After completing my PhD, I returned to my final years of medical school with the plan of pursuing residency. Then, as is often the case in life, serendipity intervened. By chance, I discovered a fellowship opportunity at an upstart venture capital firm called Northpond Ventures. Despite not having a business or finance background, I was intrigued by the opportunity to learn more about early-stage startup investing, and decided to give it a try. The transition was intimidating, no doubt. To spend many years training in one field, and then to pivot to another, mostly foreign field requiring a new set of skills was terrifying. While difficult and overwhelming at first, I quickly realized that venture was the perfect career for me. The ability to translate impactful, computationally-driven science out of the lab and into the real world through the vehicle of entrepreneurship was incredible to me. In academic science, incremental advances are rewarded, and crazy, far-out ideas are often disincentivized. In startups and venture capital, I found the opposite. It is a privilege to partner with visionary scientists and entrepreneurs who are willing to take massive risks to positively impact the world, and help them build their technologies into successful companies. After graduating medical school, I joined Northpond full-time, and helped build an investment focus at the intersection of technology and healthcare.

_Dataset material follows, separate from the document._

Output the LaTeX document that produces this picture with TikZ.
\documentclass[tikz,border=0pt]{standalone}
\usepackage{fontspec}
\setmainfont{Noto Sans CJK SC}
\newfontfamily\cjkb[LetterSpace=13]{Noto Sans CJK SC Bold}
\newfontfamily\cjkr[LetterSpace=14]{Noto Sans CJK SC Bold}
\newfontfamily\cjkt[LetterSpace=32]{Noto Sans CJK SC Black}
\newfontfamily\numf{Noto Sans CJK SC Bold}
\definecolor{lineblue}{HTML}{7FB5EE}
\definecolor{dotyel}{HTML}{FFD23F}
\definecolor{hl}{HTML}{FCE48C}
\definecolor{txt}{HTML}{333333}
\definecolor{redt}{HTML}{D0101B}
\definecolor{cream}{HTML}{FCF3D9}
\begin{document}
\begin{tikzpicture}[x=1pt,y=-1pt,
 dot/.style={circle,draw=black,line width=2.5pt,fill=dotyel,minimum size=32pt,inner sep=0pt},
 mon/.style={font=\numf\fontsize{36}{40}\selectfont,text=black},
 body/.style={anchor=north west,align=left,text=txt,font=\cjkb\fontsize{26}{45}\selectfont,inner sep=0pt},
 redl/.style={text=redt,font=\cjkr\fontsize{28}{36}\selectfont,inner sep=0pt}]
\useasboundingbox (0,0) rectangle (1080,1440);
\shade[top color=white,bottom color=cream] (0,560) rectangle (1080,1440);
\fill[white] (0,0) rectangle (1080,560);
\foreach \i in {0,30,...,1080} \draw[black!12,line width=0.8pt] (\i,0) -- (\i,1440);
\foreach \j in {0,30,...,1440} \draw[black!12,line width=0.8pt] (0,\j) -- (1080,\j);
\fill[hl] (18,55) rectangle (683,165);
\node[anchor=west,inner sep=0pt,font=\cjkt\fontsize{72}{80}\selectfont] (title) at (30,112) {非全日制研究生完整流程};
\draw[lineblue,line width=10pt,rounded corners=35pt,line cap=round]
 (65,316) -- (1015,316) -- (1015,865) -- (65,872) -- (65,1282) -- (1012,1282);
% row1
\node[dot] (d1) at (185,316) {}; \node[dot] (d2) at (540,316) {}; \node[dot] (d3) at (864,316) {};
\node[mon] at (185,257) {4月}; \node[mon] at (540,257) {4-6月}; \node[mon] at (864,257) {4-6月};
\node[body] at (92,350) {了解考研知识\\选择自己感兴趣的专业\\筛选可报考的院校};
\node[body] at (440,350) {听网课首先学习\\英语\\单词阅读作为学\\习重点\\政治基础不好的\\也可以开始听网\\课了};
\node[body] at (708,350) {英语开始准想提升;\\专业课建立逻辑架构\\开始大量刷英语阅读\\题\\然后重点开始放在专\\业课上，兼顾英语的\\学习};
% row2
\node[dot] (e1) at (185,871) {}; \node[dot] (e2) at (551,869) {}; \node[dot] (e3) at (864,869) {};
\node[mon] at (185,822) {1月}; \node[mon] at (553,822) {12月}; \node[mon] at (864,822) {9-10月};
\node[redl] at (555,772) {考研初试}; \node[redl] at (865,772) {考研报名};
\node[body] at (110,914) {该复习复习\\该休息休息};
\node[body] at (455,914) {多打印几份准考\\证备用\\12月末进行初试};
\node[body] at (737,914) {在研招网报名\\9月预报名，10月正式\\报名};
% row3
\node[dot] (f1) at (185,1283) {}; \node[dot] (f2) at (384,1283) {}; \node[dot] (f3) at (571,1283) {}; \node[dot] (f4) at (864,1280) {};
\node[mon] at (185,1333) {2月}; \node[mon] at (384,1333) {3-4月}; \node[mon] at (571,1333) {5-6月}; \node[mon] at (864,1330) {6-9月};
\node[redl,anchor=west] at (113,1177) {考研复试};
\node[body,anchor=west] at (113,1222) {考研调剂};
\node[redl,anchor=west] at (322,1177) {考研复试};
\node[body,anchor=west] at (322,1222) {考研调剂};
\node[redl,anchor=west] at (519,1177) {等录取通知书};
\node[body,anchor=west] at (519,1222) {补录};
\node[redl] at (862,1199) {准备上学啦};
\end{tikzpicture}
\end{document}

I met the KdT squad shortly after pivoting to venture, and experienced first-hand their reputation as the kindest, most passionate and intellectually rigorous investors around. I loved the team, strongly identified with their investment thesis at the intersection of compute, biology, and chemistry, and deeply respected the portfolio and founders that are part of the KdT family. When an opportunity arose to join, I couldn’t pass it up.
For a shy and quiet kid from Akron, KdT felt like a place where everyone can be themselves. KdT is a place without judgment or pretension, a place for the misfit scientists and overlooked founders. To me, a place where there are no “outsiders.” The best thing about KdT is that it doesn’t matter who you are. All that matters is being a good human, and sharing a drive for using science and technology to positively impact the world.